I’ve been using Audiacity for a few months now. I edited an interview, saved, closed out the file. My computer had been running slow and I restarted it at one point in the day. The next day when I opened the same file I was editing the day before, a window with above title came up saying the following:
Project check of 'jenny interview_data" folder detected 1622 missing audio data (.au) blockfile(s), probably due to a bug, system crash, or accidental deletion. There is no way for Audiacity to recover these missing files automatically.

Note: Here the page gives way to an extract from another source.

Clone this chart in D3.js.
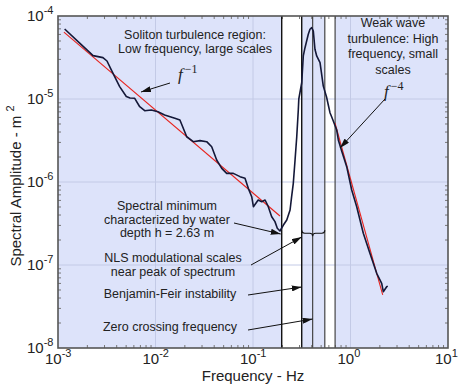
<!DOCTYPE html>
<html>
<head>
    <title>Wave spectrum</title>
    <script src="https://d3js.org/d3.v7.min.js"></script>
    <style>
        body {
            margin: 0;
            background: #fff;
        }
        svg text {
            font-family: "Liberation Sans", Arial, sans-serif;
            fill: #222;
        }
    </style>
</head>
<body>
    <div id="chart"></div>
    <script>
        // Spectrum: frequency (Hz) and amplitude (m^2)
        const freq = [
            1.17e-3, 1.68e-3, 2.29e-3, 2.89e-3, 3.18e-3, 3.52e-3, 4.29e-3, 5.02e-3, 5.48e-3, 6.12e-3,
            6.89e-3, 7.75e-3, 9.06e-3, 1.06e-2, 1.24e-2, 1.58e-2, 1.78e-2, 2.09e-2, 2.44e-2, 2.86e-2,
            3.35e-2, 3.77e-2, 4.24e-2, 4.78e-2, 5.37e-2, 6.28e-2, 7.36e-2, 8.28e-2, 8.95e-2, 9.70e-2,
            0.101, 0.113, 0.123, 0.133, 0.1435, 0.1555, 0.168, 0.1775, 0.189, 0.205,
            0.222, 0.240, 0.249, 0.259, 0.270, 0.281, 0.2915, 0.295, 0.316, 0.328,
            0.3415, 0.369, 0.384, 0.400, 0.4155, 0.432, 0.450, 0.487, 0.526, 0.570,
            0.592, 0.616, 0.642, 0.666, 0.722, 0.750, 0.812, 0.914, 1.029, 1.158,
            1.353, 1.585, 1.856, 2.089, 2.17, 2.35, 2.41
        ];
        const amp = [
            6.97e-5, 4.68e-5, 3.33e-5, 3.15e-5, 2.87e-5, 2.24e-5, 1.41e-5, 1.07e-5, 1.03e-5, 1.02e-5,
            8.07e-6, 7.23e-6, 7.37e-6, 7.03e-6, 6.42e-6, 5.85e-6, 5.58e-6, 3.51e-6, 3.06e-6, 3.15e-6,
            3.06e-6, 2.66e-6, 1.84e-6, 1.46e-6, 1.27e-6, 1.27e-6, 1.16e-6, 1.11e-6, 8.39e-7, 6.65e-7,
            5.04e-7, 6.07e-7, 5.79e-7, 6.07e-7, 5.04e-7, 3.82e-7, 3.33e-7, 2.77e-7, 2.57e-7, 3.03e-7,
            3.48e-7, 4.60e-7, 6.65e-7, 9.65e-7, 1.84e-6, 3.51e-6, 7.37e-6, 1.0e-5, 1.57e-5, 3.30e-5,
            4.15e-5, 6.02e-5, 6.92e-5, 7.23e-5, 6.60e-5, 3.97e-5, 3.30e-5, 2.74e-5, 1.43e-5, 1.04e-5,
            8.47e-6, 6.84e-6, 6.07e-6, 5.43e-6, 4.23e-6, 3.21e-6, 2.36e-6, 1.53e-6, 8.01e-7, 5.04e-7,
            2.41e-7, 1.38e-7, 7.94e-8, 6.02e-8, 4.77e-8, 5.48e-8, 5.57e-8
        ];

        // power-law fits (end points)
        const fitLow = [[1.15e-3, 6.39e-5], [0.189, 3.89e-7]];   // f^-1
        const fitHigh = [[0.693, 5.14e-6], [2.14, 4.36e-8]];     // f^-4

        // marked frequencies (Hz)
        const markFreq = [0.197, 0.316, 0.409, 0.545, 0.695];
        const whiteBands = [[0.197, 0.316], [0.545, 0.695]];

        const xTicks = [1e-3, 1e-2, 1e-1, 1e0, 1e1];
        const yTicks = [1e-8, 1e-7, 1e-6, 1e-5, 1e-4];

        const width = 463, height = 387;
        const margin = {top: 16, right: 15, bottom: 39, left: 58};

        const svg = d3.select('#chart').append('svg')
            .attr('width', width)
            .attr('height', height);

        const x = d3.scaleLog().domain([1e-3, 10]).range([margin.left, width - margin.right]);
        const y = d3.scaleLog().domain([1e-8, 1e-4]).range([height - margin.bottom, margin.top]);

        const x0 = x.range()[0], x1 = x.range()[1];
        const y0 = y.range()[1], y1 = y.range()[0];

        // arrow head
        svg.append('defs').append('marker')
            .attr('id', 'arrow')
            .attr('viewBox', '0 0 10 6')
            .attr('refX', 10).attr('refY', 3)
            .attr('markerWidth', 10).attr('markerHeight', 6)
            .attr('markerUnits', 'userSpaceOnUse')
            .attr('orient', 'auto')
            .append('path')
            .attr('d', 'M0,0 L10,3 L0,6 Z')
            .attr('fill', '#111');

        // background
        svg.append('rect')
            .attr('x', x0).attr('y', y0)
            .attr('width', x1 - x0).attr('height', y1 - y0)
            .attr('fill', '#dde3fa');

        svg.selectAll('.band')
            .data(whiteBands)
            .join('rect')
            .attr('x', d => x(d[0]))
            .attr('y', y0)
            .attr('width', d => x(d[1]) - x(d[0]))
            .attr('height', y1 - y0)
            .attr('fill', '#fff');

        // grid
        const grid = svg.append('g').attr('stroke', '#c3cae6').attr('stroke-width', 1);
        grid.selectAll('.gx')
            .data(xTicks.slice(1, -1))
            .join('line')
            .attr('x1', d => x(d)).attr('x2', d => x(d))
            .attr('y1', y0).attr('y2', y1);
        grid.selectAll('.gy')
            .data(yTicks.slice(1, -1))
            .join('line')
            .attr('x1', x0).attr('x2', x1)
            .attr('y1', d => y(d)).attr('y2', d => y(d));

        // minor ticks, inside on every side
        const minorX = [], minorY = [];
        xTicks.slice(0, -1).forEach(t => { for (let k = 2; k < 10; k++) minorX.push(t * k); });
        yTicks.slice(0, -1).forEach(t => { for (let k = 2; k < 10; k++) minorY.push(t * k); });

        const ticks = svg.append('g').attr('stroke', '#777').attr('stroke-width', 1);
        minorX.forEach(v => {
            ticks.append('line').attr('x1', x(v)).attr('x2', x(v)).attr('y1', y1).attr('y2', y1 - 3);
            ticks.append('line').attr('x1', x(v)).attr('x2', x(v)).attr('y1', y0).attr('y2', y0 + 3);
        });
        minorY.forEach(v => {
            ticks.append('line').attr('y1', y(v)).attr('y2', y(v)).attr('x1', x0).attr('x2', x0 + 3);
            ticks.append('line').attr('y1', y(v)).attr('y2', y(v)).attr('x1', x1).attr('x2', x1 - 3);
        });

        // marked frequency lines
        svg.selectAll('.mark')
            .data(markFreq)
            .join('line')
            .attr('x1', d => x(d)).attr('x2', d => x(d))
            .attr('y1', y0).attr('y2', y1)
            .attr('stroke', (d, i) => i < 2 ? '#111' : '#444')
            .attr('stroke-width', (d, i) => i < 2 ? 1.4 : 1.2);

        // fits
        const line = d3.line().x(d => x(d[0])).y(d => y(d[1]));
        svg.selectAll('.fit')
            .data([fitLow, fitHigh])
            .join('path')
            .attr('d', line)
            .attr('fill', 'none')
            .attr('stroke', '#e8221c')
            .attr('stroke-width', 1.1);

        // spectrum
        const spectrum = freq.map((f, i) => [f, amp[i]]);
        svg.append('path')
            .datum(spectrum)
            .attr('d', line)
            .attr('fill', 'none')
            .attr('stroke', '#141838')
            .attr('stroke-width', 1.6)
            .attr('stroke-linejoin', 'round');

        // brace over the NLS scales
        const bx0 = x(markFreq[1]), bxm = x(markFreq[2]), bx1 = x(markFreq[3]);
        const by = y(2.41e-7);
        svg.append('path')
            .attr('d', `M${bx0},${by - 3} Q${bx0},${by} ${bx0 + 3},${by} L${bxm - 3},${by} Q${bxm},${by} ${bxm},${by + 3}` +
                       ` Q${bxm},${by} ${bxm + 3},${by} L${bx1 - 3},${by} Q${bx1},${by} ${bx1},${by - 3}`)
            .attr('fill', 'none')
            .attr('stroke', '#111')
            .attr('stroke-width', 1.1);

        // frame
        svg.append('rect')
            .attr('x', x0).attr('y', y0)
            .attr('width', x1 - x0).attr('height', y1 - y0)
            .attr('fill', 'none')
            .attr('stroke', '#555')
            .attr('stroke-width', 1.6);

        // tick labels
        const expo = v => String(Math.round(Math.log10(v)));
        svg.selectAll('.xl')
            .data(xTicks)
            .join('text')
            .attr('x', d => x(d) - 13)
            .attr('y', y1 + 16)
            .style('font-size', '15px')
            .call(t => t.append('tspan').text('10'))
            .call(t => t.append('tspan').attr('dy', -7).style('font-size', '11px').text(d => expo(d)));

        svg.selectAll('.yl')
            .data(yTicks)
            .join('text')
            .attr('x', x0 - 31)
            .attr('y', d => y(d) + 5)
            .style('font-size', '15px')
            .call(t => t.append('tspan').text('10'))
            .call(t => t.append('tspan').attr('dy', -7).style('font-size', '11px').text(d => expo(d)));

        // axis titles
        svg.append('text')
            .attr('x', (x0 + x1) / 2)
            .attr('y', 381)
            .attr('text-anchor', 'middle')
            .style('font-size', '15px')
            .text('Frequency - Hz');

        const yt = svg.append('text')
            .attr('transform', `translate(21,${(y0 + y1) / 2 + 4}) rotate(-90)`)
            .attr('text-anchor', 'middle')
            .style('font-size', '15px');
        yt.append('tspan').text('Spectral Amplitude - m ');
        yt.append('tspan').attr('dy', -7).style('font-size', '11px').text('2');

        // annotations
        function block(lines, cx, by0, step) {
            const t = svg.append('text').attr('text-anchor', 'middle').style('font-size', '12.5px');
            lines.forEach((s, i) => t.append('tspan').attr('x', cx).attr('y', by0 + i * step).text(s));
        }
        block(['Soliton turbulence region:', 'Low frequency, large scales'], 195, 39, 14);
        block(['Weak wave', 'turbulence: High', 'frequency, small', 'scales'], 393, 27, 15.5);
        block(['Spectral minimum', 'characterized by water', 'depth h = 2.63 m'], 167, 210, 13.5);
        block(['NLS modulational scales', 'near peak of spectrum'], 173, 262, 13.5);
        block(['Benjamin-Feir instability'], 170, 298, 13);
        block(['Zero crossing frequency'], 170, 331, 13);

        function powerLabel(px, py, e) {
            const t = svg.append('text').attr('x', px).attr('y', py)
                .style('font-family', '"Liberation Serif", "Times New Roman", serif');
            t.append('tspan').style('font-size', '17px').style('font-style', 'italic').text('f');
            t.append('tspan').attr('dx', 2).attr('dy', -7).style('font-size', '12px').text(e);
        }
        powerLabel(178, 80, '\u22121');
        powerLabel(384, 97, '\u22124');

        const arrows = [
            [[170, 83], [141, 92]],
            [[385, 99], [340, 148]],
            [[234, 223], [x(markFreq[0]) - 1, 234]],
            [[251, 265], [x(markFreq[1]), 237]],
            [[248, 295], [x(markFreq[1]), 287]],
            [[248, 330], [x(markFreq[2]), 319]]
        ];
        svg.selectAll('.arrow')
            .data(arrows)
            .join('line')
            .attr('x1', d => d[0][0]).attr('y1', d => d[0][1])
            .attr('x2', d => d[1][0]).attr('y2', d => d[1][1])
            .attr('stroke', '#111')
            .attr('stroke-width', 1)
            .attr('marker-end', 'url(#arrow)');
    </script>
</body>
</html>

My org’s IT tech came and checked out my hard drive and operating system, he says there may be a bug with Audiacity. I have seen in the past how if I move the data folder I won’t be able to open the file in Audiacity, but I hadn’t opened or changed anything with the jenny interview data file. In the data folder I see two folders dated of the day I was last doing editing. When I click on any one of these files, they do not open with Media Windows Player. My question is, is the missing audio data in these two folders? Can I retrieve them back into Audacity? Or have I completely lost this entire interview file?
thank you
gilbert
Tip for the future:
When you finish making an important recording (particularly an unrepeatable one) make a WAV export as a safety copy that you can go back to.
WC
I have seen in the past how if I move the data folder I won’t be able to open the file in Audiacity
You are not opening a file in Audacity. You are opening a Project.
This is a Project.

If you double click the AUP Project Manager text file, it should open the _Data folder and turn all those little AU files into your show. If you split the file and folder they will not be able to find each other and the Project will fail.
The little AU files will not open in a music player, but should open in Audacity. They should produce about 6 seconds of show sound.

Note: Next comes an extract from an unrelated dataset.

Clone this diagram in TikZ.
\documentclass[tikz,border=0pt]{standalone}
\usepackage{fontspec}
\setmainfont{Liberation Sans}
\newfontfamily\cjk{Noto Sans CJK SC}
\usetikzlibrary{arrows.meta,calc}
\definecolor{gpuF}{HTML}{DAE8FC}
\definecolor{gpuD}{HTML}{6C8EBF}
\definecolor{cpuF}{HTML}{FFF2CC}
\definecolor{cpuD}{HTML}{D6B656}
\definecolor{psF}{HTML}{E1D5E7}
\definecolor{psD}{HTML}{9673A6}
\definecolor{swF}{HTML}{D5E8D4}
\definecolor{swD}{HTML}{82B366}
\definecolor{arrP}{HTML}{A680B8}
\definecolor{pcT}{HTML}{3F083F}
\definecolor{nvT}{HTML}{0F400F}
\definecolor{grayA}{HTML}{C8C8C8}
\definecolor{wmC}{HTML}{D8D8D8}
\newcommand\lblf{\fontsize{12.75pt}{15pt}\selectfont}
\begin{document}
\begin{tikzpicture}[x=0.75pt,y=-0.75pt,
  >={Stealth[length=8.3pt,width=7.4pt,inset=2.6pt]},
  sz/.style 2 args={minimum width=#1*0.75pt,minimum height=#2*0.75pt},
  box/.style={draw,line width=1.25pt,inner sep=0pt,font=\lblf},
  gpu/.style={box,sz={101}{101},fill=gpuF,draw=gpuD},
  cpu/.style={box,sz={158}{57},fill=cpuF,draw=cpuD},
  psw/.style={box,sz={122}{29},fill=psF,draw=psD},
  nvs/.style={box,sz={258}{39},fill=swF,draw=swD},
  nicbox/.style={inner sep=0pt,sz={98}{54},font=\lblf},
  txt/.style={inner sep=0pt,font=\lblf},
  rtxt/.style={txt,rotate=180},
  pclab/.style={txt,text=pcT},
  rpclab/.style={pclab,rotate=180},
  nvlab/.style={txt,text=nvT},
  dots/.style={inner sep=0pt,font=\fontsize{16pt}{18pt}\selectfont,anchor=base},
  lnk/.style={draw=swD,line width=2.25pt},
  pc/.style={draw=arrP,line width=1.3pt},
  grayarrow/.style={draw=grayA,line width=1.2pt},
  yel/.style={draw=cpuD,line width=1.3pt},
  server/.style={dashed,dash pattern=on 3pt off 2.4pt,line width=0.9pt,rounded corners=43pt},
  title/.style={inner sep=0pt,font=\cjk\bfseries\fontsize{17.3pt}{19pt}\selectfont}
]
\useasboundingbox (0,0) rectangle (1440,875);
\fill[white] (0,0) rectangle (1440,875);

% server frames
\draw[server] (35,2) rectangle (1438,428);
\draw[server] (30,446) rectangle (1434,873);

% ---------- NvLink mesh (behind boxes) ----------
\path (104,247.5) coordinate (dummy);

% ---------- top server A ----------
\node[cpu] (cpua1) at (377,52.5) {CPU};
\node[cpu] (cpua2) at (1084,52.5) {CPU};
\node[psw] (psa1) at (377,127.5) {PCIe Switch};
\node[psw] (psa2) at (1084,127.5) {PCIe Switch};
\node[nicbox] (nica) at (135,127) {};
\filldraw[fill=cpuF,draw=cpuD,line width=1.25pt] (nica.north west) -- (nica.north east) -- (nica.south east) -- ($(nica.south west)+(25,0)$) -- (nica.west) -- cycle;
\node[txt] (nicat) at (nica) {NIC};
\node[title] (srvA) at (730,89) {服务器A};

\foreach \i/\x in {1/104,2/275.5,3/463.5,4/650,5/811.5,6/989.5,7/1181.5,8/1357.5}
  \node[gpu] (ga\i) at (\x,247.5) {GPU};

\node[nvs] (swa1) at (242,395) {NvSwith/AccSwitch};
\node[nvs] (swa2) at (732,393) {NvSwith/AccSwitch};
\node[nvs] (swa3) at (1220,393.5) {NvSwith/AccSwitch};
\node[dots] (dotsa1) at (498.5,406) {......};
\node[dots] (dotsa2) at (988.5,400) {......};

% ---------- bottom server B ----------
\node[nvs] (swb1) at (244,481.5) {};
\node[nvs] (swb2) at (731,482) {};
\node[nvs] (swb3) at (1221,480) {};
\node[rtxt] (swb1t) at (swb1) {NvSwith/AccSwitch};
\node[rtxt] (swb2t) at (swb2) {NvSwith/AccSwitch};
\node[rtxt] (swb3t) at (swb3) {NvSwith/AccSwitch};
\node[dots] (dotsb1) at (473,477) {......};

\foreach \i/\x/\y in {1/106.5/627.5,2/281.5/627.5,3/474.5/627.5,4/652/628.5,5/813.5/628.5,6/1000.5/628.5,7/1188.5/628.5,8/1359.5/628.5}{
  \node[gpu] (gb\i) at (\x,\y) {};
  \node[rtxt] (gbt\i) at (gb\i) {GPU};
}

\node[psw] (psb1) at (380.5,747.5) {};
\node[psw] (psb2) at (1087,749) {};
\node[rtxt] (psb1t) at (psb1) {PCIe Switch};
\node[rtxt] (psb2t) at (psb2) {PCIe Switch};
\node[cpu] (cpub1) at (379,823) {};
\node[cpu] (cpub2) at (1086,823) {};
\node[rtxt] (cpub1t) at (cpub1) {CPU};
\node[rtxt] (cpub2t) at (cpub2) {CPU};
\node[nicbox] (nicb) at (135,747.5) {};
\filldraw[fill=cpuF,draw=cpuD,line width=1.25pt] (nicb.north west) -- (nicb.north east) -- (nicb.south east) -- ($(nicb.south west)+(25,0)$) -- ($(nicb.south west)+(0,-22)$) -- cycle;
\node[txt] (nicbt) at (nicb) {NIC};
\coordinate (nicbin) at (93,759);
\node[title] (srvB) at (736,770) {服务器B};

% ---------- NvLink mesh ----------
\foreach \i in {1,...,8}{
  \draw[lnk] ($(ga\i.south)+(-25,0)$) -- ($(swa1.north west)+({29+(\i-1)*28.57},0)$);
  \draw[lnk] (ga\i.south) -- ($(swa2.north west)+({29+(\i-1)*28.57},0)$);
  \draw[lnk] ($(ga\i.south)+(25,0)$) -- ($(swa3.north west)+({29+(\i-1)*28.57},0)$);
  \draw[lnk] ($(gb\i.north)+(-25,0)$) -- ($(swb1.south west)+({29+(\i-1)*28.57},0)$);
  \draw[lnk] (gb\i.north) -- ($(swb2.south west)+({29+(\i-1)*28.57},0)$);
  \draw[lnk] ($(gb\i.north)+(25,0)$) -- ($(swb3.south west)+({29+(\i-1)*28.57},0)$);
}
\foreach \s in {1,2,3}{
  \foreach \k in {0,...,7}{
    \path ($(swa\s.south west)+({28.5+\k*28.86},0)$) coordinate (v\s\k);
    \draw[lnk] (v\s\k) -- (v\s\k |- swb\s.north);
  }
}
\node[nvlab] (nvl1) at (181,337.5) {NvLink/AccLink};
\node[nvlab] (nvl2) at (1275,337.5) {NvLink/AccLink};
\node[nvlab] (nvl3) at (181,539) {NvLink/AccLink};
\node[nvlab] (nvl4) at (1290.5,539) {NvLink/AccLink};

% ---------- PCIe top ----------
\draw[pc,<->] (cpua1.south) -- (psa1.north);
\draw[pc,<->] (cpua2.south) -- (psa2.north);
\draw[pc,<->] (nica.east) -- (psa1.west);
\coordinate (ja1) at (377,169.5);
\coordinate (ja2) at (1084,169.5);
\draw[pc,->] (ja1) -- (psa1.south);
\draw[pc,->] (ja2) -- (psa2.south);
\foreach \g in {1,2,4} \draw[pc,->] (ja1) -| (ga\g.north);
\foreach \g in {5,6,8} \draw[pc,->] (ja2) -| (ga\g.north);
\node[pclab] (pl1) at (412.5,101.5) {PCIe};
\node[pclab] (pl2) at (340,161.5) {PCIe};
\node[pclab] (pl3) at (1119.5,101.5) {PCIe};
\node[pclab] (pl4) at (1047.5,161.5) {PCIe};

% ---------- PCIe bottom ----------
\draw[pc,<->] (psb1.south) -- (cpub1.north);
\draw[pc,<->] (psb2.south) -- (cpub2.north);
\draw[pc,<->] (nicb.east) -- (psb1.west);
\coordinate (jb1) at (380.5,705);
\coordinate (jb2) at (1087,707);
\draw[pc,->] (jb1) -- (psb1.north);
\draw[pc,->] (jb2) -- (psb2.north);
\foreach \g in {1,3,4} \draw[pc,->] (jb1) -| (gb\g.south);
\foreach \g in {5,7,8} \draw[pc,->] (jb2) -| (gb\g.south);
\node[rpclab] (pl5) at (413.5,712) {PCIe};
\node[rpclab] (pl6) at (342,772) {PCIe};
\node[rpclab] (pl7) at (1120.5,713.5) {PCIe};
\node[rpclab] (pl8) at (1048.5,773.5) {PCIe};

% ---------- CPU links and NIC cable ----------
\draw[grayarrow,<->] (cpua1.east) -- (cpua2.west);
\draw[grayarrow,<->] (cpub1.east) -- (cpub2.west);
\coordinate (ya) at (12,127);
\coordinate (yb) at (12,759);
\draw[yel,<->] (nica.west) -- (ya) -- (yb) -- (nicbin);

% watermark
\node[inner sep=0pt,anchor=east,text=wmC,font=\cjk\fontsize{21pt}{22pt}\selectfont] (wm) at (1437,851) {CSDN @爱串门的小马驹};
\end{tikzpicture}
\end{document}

I completely lost this entire interview file?
The Project and interview is almost certainly lost. In the future, when the interview is over, Export it as a WAV sound file. That is your backup in case of a failure.
If you have a Really Important Interview, double record it.
This is a broadcast radio interview I did at work. My system is Audacity on the left and the backup recorder on the right. Both recordings survived.
Your backup recording doesn’t need to be crazy complicated. You can set your cellphone recorder on the table in the middle. There’s techniques to avoid table noises, but you get the idea. Of course, you need to turn off alerts and rings.
Koz
My computer had been running slow and I restarted it at one point in the day.
Do you have any idea why it was doing that? An Audacity recording produces a blizzard of files and if there is anything odd about your setup it may have problems. Are you using cloud-based, internet, or network storage? Audacity doesn’t like that very much.
Another possibility is closing Audacity before it’s done shuffling files around.
There is a trick where you launch Audacity and save a Project immediately. From that point on, Audacity will update that Project instead of trying to perform a Project generation fresh at the end of the show.